Pilgrimage Part Two
A few days ago I mentioned that I will be traveling to Matanzas Inlet near St. Augustine, Florida to make a “pilgrimage” of sorts to the place where nearly 250 French Protestants were martyred for their faith and for upholding the French flag. Yet there is a part two to my pilgrimage. I will also be visiting Fort Caroline, the ill-fated Huguenot haven and French base where many more men lost their lives during the Spanish raid of September 20, 1565.
My goal is this: I want to see, to feel, to experience. I want to close my eyes and imagine the scene so I might memorialize the innocents who met their deaths with a fortitude and steadfastness in faith that I can barely begin to imagine. I want to walk slowly and smell the same air and feel the same warmth and see the same scenery of palm and forest and river that the French saw and revered during their scant days of freedom.
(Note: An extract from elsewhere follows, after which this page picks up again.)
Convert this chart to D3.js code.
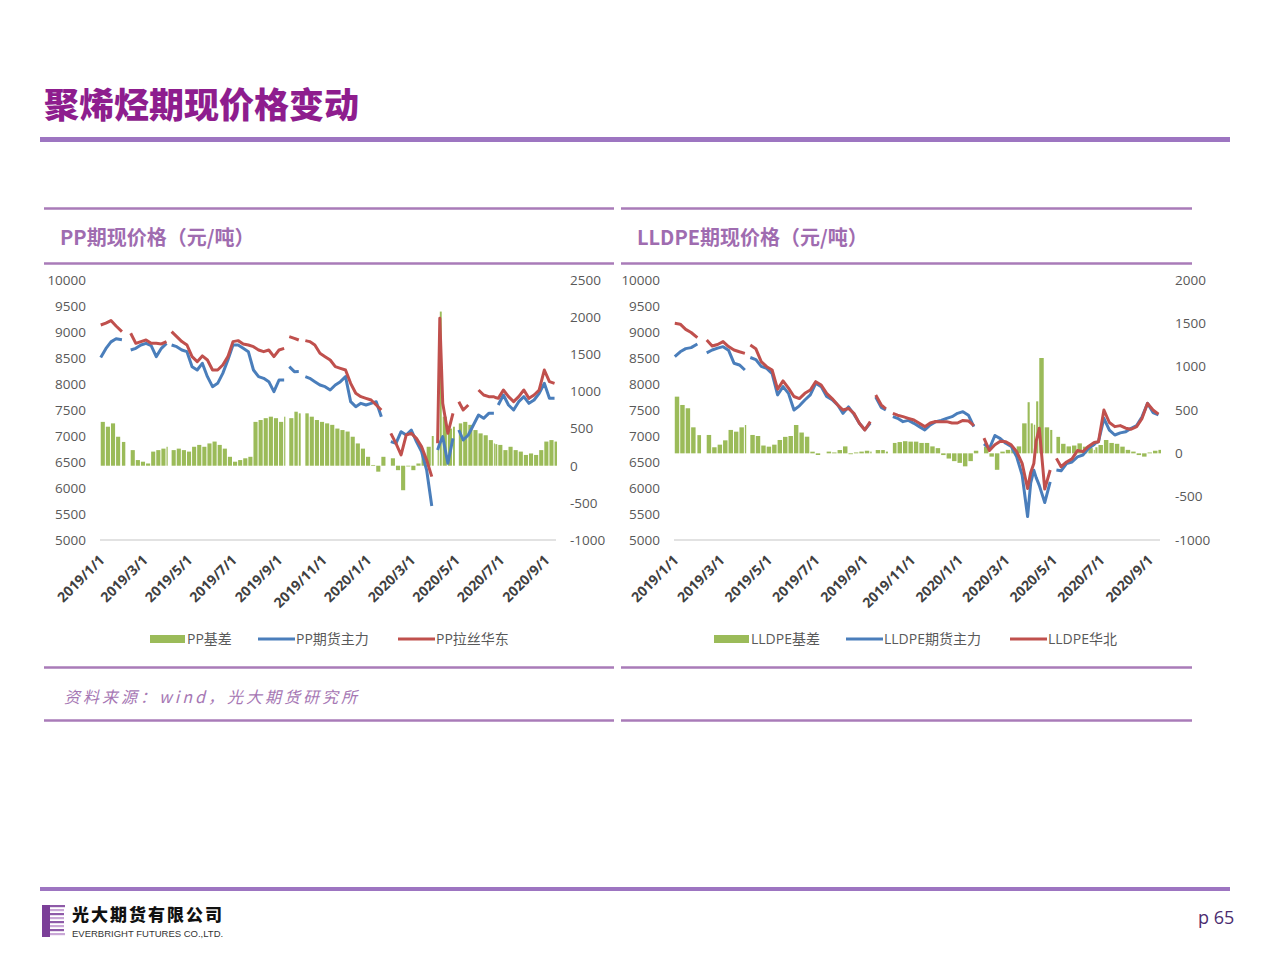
<!DOCTYPE html>
<html>
<head>
<meta charset="utf-8">
<script src="https://cdn.jsdelivr.net/npm/d3@7"></script>
<style>
    body { margin: 0; background: #fff; }
    svg text { font-family: "Open Sans", "Noto Sans CJK SC", sans-serif; }
</style>
</head>
<body>
<svg id="page" width="1280" height="960"></svg>
<script>
// ---- data (weekly readings, null = holiday gap) ----
let dates = [
    "2019-01-02","2019-01-09","2019-01-16","2019-01-23","2019-01-31","2019-02-06","2019-02-12","2019-02-19","2019-02-26","2019-03-05",
    "2019-03-12","2019-03-19","2019-03-26","2019-04-02","2019-04-05","2019-04-09","2019-04-16","2019-04-23","2019-04-30",
    "2019-05-07","2019-05-14","2019-05-21","2019-05-28","2019-06-04",
    "2019-06-11","2019-06-18","2019-06-25","2019-07-02",
    "2019-07-09","2019-07-16","2019-07-23","2019-07-30","2019-08-06","2019-08-13","2019-08-20","2019-08-27","2019-09-03","2019-09-10",
    "2019-09-13","2019-09-17","2019-09-24","2019-09-30","2019-10-04","2019-10-09","2019-10-15","2019-10-22","2019-10-29","2019-11-05",
    "2019-11-12","2019-11-19","2019-11-26","2019-12-03","2019-12-10","2019-12-17","2019-12-24","2019-12-31","2020-01-07","2020-01-14",
    "2020-01-21","2020-01-28","2020-02-03","2020-02-10","2020-02-17","2020-02-24","2020-03-02","2020-03-09","2020-03-16","2020-03-23",
    "2020-03-30","2020-04-03","2020-04-07","2020-04-10","2020-04-14","2020-04-21","2020-04-28","2020-05-02","2020-05-06","2020-05-12",
    "2020-05-19","2020-05-26","2020-06-02","2020-06-09","2020-06-16","2020-06-23","2020-06-25","2020-06-29","2020-07-06","2020-07-13",
    "2020-07-20","2020-07-27","2020-08-03","2020-08-10","2020-08-17","2020-08-24","2020-08-31","2020-09-07","2020-09-14"
];

let ppBasis = [
    590,525,570,390,320,null,210,76,54,30,
    190,210,230,255,null,210,230,210,190,
    255,280,255,300,325,
    280,230,120,54,
    76,100,120,590,615,640,660,640,590,660,
    null,640,727,705,null,705,660,615,590,570,
    550,500,480,460,390,300,230,120,10,-80,
    120,null,100,-60,-330,-10,-60,30,140,255,
    400,null,250,2075,660,500,525,null,570,590,
    550,480,435,410,345,300,290,280,210,255,
    210,190,145,165,145,210,325,345,325
];
let ppFutures = [
    8510,8680,8810,8870,8850,null,8654,8686,8750,8782,
    8740,8526,8686,8782,null,8750,8718,8654,8622,
    8333,8269,8398,8141,7949,
    8013,8205,8462,8750,
    8750,8686,8622,8269,8141,8109,8045,7853,8077,8077,
    null,8333,8237,8240,null,8141,8109,8045,7981,7949,
    7885,7981,8045,8141,7660,7564,7628,7596,7628,7660,
    7372,null,6891,6859,7083,7019,7115,6891,6699,6346,
    5654,null,6731,6859,6987,6475,6955,null,7115,6923,
    7019,7212,7404,7340,7436,7436,null,7596,7789,7596,
    7500,7660,7756,7628,7692,7821,8013,7724,7724
];
let ppSpot = [
    9135,9170,9220,9115,9006,null,8975,8782,8815,8846,
    8782,8782,8770,8815,null,9006,8910,8815,8750,
    8526,8430,8540,8462,8269,
    8269,8366,8526,8815,
    8834,8770,8750,8718,8654,8622,8654,8526,8654,8686,
    null,8910,8878,8846,null,8834,8815,8750,8590,8526,
    8462,8333,8301,8269,8013,7821,7756,7724,7692,7596,
    7500,null,7051,6859,6635,7019,7051,6955,6795,6539,
    6218,null,6859,9263,7628,7051,7436,null,7660,7500,
    7596,null,7885,7789,7756,7756,7740,7724,7885,7756,
    7660,7756,7885,7724,7789,7885,8269,8045,8013
];

let lldpeBasis = [
    654,558,520,300,210,null,212,70,100,150,
    270,250,300,327,null,212,200,90,77,
    100,154,190,200,327,
    240,192,19,-19,
    0,20,10,38,80,-10,10,20,30,20,
    null,38,38,20,null,120,130,140,135,135,
    120,120,80,60,-20,-60,-90,-110,-150,-90,
    30,null,77,-38,-190,20,40,60,80,346,
    590,346,330,600,1100,300,270,null,190,110,
    80,90,115,77,60,40,70,96,154,120,
    110,77,40,20,-20,-38,10,30,40
];
let lldpeFutures = [
    8526,8620,8680,8700,8770,null,8600,8654,8690,8718,
    8650,8400,8366,8269,null,8510,8470,8340,8300,
    8200,7790,7950,7820,7500,
    7580,7692,7790,8013,
    7950,7760,7700,7600,7436,7560,7420,7244,7120,7250,
    null,7750,7550,7500,null,7372,7340,7276,7300,7244,
    7180,7115,7212,7276,7300,7340,7372,7436,7468,7400,
    7180,null,6850,6760,7010,6950,6860,6800,6600,6250,
    5450,6100,6340,6200,6050,5720,6120,null,6346,6330,
    6470,6500,6600,6635,6760,6830,6860,6890,7340,7115,
    7019,7060,7080,7148,7200,7372,7628,7450,7404
];
let lldpeSpot = [
    9167,9150,9050,8990,8890,null,8846,8730,8760,8815,
    8720,8654,8620,8590,null,8750,8680,8430,8333,
    8269,7900,8060,7920,7760,
    7720,7821,7885,8045,
    7980,7820,7720,7600,7500,7530,7436,7244,7115,7276,
    null,7789,7600,7520,null,7436,7400,7372,7340,7308,
    7244,7180,7250,7280,7276,7276,7250,7250,7300,7290,
    7200,null,6960,6720,6830,6900,6890,6830,6700,6474,
    5990,6300,6470,6900,7150,5980,6346,null,6570,6410,
    6500,6560,6720,6700,6800,6870,6880,6891,7500,7260,
    7180,7200,7150,7130,7180,7340,7628,7500,7420
];

let leftTicks = [5000, 5500, 6000, 6500, 7000, 7500, 8000, 8500, 9000, 9500, 10000];
let ppRightTicks = [-1000, -500, 0, 500, 1000, 1500, 2000, 2500];
let lldpeRightTicks = [-1000, -500, 0, 500, 1000, 1500, 2000];
let dateTicks = ["2019-01-01","2019-03-01","2019-05-01","2019-07-01","2019-09-01","2019-11-01",
                 "2020-01-01","2020-03-01","2020-05-01","2020-07-01","2020-09-01"];

let ppNames = ["PP基差", "PP期货主力", "PP拉丝华东"];
let lldpeNames = ["LLDPE基差", "LLDPE期货主力", "LLDPE华北"];

// ---- page ----
let parseDate = d3.timeParse("%Y-%m-%d");
let svg = d3.select("#page");
let purple = "#9d75c1";
let panelLine = "#a97bb8";
let GREEN = "#9bbb59", BLUE = "#4a7ebb", RED = "#c0504d";

svg.append("text")
    .attr("x", 44).attr("y", 118)
    .style("font-family", "'Noto Sans CJK SC'")
    .style("font-size", "35px").style("font-weight", 900)
    .attr("fill", "#8e1d8e")
    .text("聚烯烃期现价格变动");
svg.append("rect").attr("x", 40).attr("y", 137).attr("width", 1190).attr("height", 5).attr("fill", purple);
svg.append("rect").attr("x", 40).attr("y", 887).attr("width", 1190).attr("height", 4).attr("fill", purple);

// panel frames
[[44, 614], [621, 1192]].forEach(p => {
    [208.5, 263.5, 667.5, 720.5].forEach(y => {
        svg.append("line").attr("x1", p[0]).attr("x2", p[1]).attr("y1", y).attr("y2", y)
            .attr("stroke", panelLine).attr("stroke-width", 2.5);
    });
});

svg.append("text").attr("x", 60).attr("y", 245)
    .style("font-family", "'Noto Sans CJK SC'").style("font-size", "20px").style("font-weight", 700)
    .attr("fill", "#9f6cb0").text("PP期现价格（元/吨）");
svg.append("text").attr("x", 637).attr("y", 245)
    .style("font-family", "'Noto Sans CJK SC'").style("font-size", "20px").style("font-weight", 700)
    .attr("fill", "#9f6cb0").text("LLDPE期现价格（元/吨）");

svg.append("text").attr("x", 64).attr("y", 703)
    .style("font-family", "'Noto Sans CJK SC'").style("font-size", "16px").style("font-style", "italic")
    .attr("letter-spacing", "3px")
    .attr("fill", "#a677b4").text("资料来源：wind，光大期货研究所");

// ---- charts ----
function drawChart(cfg) {
    let x = d3.scaleTime()
        .domain([parseDate("2019-01-01"), parseDate("2020-09-16")])
        .range([cfg.x0, cfg.x1]);
    let yL = d3.scaleLinear().domain([5000, 10000]).range([540, 280]);
    let yR = d3.scaleLinear().domain(cfg.rightDomain).range([540, 280]);

    let rows = dates.map((d, i) => ({date: parseDate(d), basis: cfg.basis[i], fut: cfg.fut[i], spot: cfg.spot[i]}));
    let g = svg.append("g");

    // basis bars, each one spans until the next reading
    rows.forEach((r, i) => {
        if (r.basis === null) return;
        let nextWeek = d3.timeDay.offset(r.date, 7);
        let end = i < rows.length - 1 ? Math.min(x(rows[i + 1].date), x(nextWeek)) : x(nextWeek);
        end = Math.min(end, cfg.x1 + 2);
        let w = Math.max(1, end - x(r.date) - 1);
        g.append("rect")
            .attr("x", x(r.date))
            .attr("width", w)
            .attr("y", Math.min(yR(0), yR(r.basis)))
            .attr("height", Math.abs(yR(r.basis) - yR(0)))
            .attr("fill", GREEN);
    });

    // bottom axis line
    g.append("line").attr("x1", cfg.x0).attr("x2", cfg.x1).attr("y1", 540).attr("y2", 540)
        .attr("stroke", "#d9d9d9").attr("stroke-width", 1.5);

    let line = key => d3.line()
        .defined(d => d[key] !== null)
        .x(d => x(d.date))
        .y(d => yL(d[key]));

    g.append("path").datum(rows).attr("d", line("fut"))
        .attr("fill", "none").attr("stroke", BLUE).attr("stroke-width", 3).attr("stroke-linejoin", "round");
    g.append("path").datum(rows).attr("d", line("spot"))
        .attr("fill", "none").attr("stroke", RED).attr("stroke-width", 3).attr("stroke-linejoin", "round");

    // axes
    let axL = g.append("g").attr("transform", `translate(${cfg.leftLabelX},0)`)
        .call(d3.axisLeft(yL).tickValues(leftTicks).tickSize(0).tickPadding(0).tickFormat(d => String(d)));
    let axR = g.append("g").attr("transform", `translate(${cfg.rightLabelX},0)`)
        .call(d3.axisRight(yR).tickValues(cfg.rightTicks).tickSize(0).tickPadding(0).tickFormat(d => String(d)));
    [axL, axR].forEach(a => {
        a.select(".domain").remove();
        a.selectAll("text").attr("fill", "#595959")
            .style("font-family", "'Open Sans'").style("font-size", "13.5px");
    });

    let axB = g.append("g").attr("transform", "translate(0,540)")
        .call(d3.axisBottom(x).tickValues(dateTicks.map(parseDate)).tickSize(0)
            .tickFormat(d3.timeFormat("%Y/%-m/%-d")));
    axB.select(".domain").remove();
    axB.selectAll("text")
        .attr("x", 0).attr("y", 0).attr("dy", 0)
        .attr("text-anchor", "end")
        .attr("transform", "translate(5,21) rotate(-45)")
        .attr("fill", "#404040")
        .style("font-family", "'Open Sans'").style("font-size", "14px").style("font-weight", 700);

    // legend
    let lg = svg.append("g").style("font-family", "'Noto Sans CJK SC'").style("font-size", "14px");
    lg.append("rect").attr("x", cfg.legend[0]).attr("y", 635).attr("width", 35).attr("height", 8).attr("fill", GREEN);
    lg.append("line").attr("x1", cfg.legend[1]).attr("x2", cfg.legend[1] + 37).attr("y1", 639).attr("y2", 639)
        .attr("stroke", BLUE).attr("stroke-width", 3);
    lg.append("line").attr("x1", cfg.legend[2]).attr("x2", cfg.legend[2] + 37).attr("y1", 639).attr("y2", 639)
        .attr("stroke", RED).attr("stroke-width", 3);
    [cfg.legend[0] + 37, cfg.legend[1] + 38, cfg.legend[2] + 38].forEach((lx, i) => {
        lg.append("text").attr("x", lx).attr("y", 644).attr("fill", "#595959").text(cfg.names[i]);
    });
}

drawChart({
    x0: 100, x1: 556, leftLabelX: 86, rightLabelX: 570,
    rightDomain: [-1000, 2500], rightTicks: ppRightTicks,
    basis: ppBasis, fut: ppFutures, spot: ppSpot,
    names: ppNames, legend: [150, 258, 398]
});
drawChart({
    x0: 674, x1: 1160, leftLabelX: 660, rightLabelX: 1175,
    rightDomain: [-1000, 2000], rightTicks: lldpeRightTicks,
    basis: lldpeBasis, fut: lldpeFutures, spot: lldpeSpot,
    names: lldpeNames, legend: [714, 846, 1010]
});

// ---- footer: logo and page number ----
let logo = svg.append("g");
logo.append("rect").attr("x", 42).attr("y", 905).attr("width", 8).attr("height", 32).attr("fill", "#7b3f98");
[0, 1, 2, 3, 4, 5, 6, 7].forEach(i => {
    logo.append("rect").attr("x", 50).attr("y", 905 + i * 4).attr("width", i % 7 === 0 ? 15 : 14)
        .attr("height", 2.2).attr("fill", i % 2 === 0 ? "#8e5aa8" : "#c9a7d6");
});
logo.append("text").attr("x", 72).attr("y", 921)
    .style("font-family", "'Noto Sans CJK SC'").style("font-size", "17px").style("font-weight", 900)
    .attr("fill", "#111").attr("letter-spacing", "2px").text("光大期货有限公司");
logo.append("text").attr("x", 72).attr("y", 937)
    .style("font-family", "'Liberation Sans'").style("font-size", "9.5px")
    .attr("fill", "#333").text("EVERBRIGHT FUTURES CO.,LTD.");

svg.append("text").attr("x", 1198).attr("y", 924)
    .style("font-family", "'Open Sans'").style("font-size", "18px")
    .attr("fill", "#4b2c6f").text("p 65");
</script>
</body>
</html>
Though the current Fort Caroline is a reconstruction (unfortunately, it does not stand at the site of the original fort, as that location has been lost) it still stands as a symbol.
Fort Caroline is indeed a symbol of the first Protestant stronghold in the New World. Despite its gut-wrenching fate, it remains as the oldest Protestant “pilgrimage” site in America, and that is exactly why I am visiting. Maybe I will say a prayer. Or I might just take a few moments to remember and honor those who barely had time to register their plight before their souls were cleaved from their bodies. I have always been the sort who wishes I could know the name of every man who died, but I do know that, just as in the horrendous Saint Bartholomew's Day massacre and every other persecution, God knows their names. And that is a comfort that can never be described.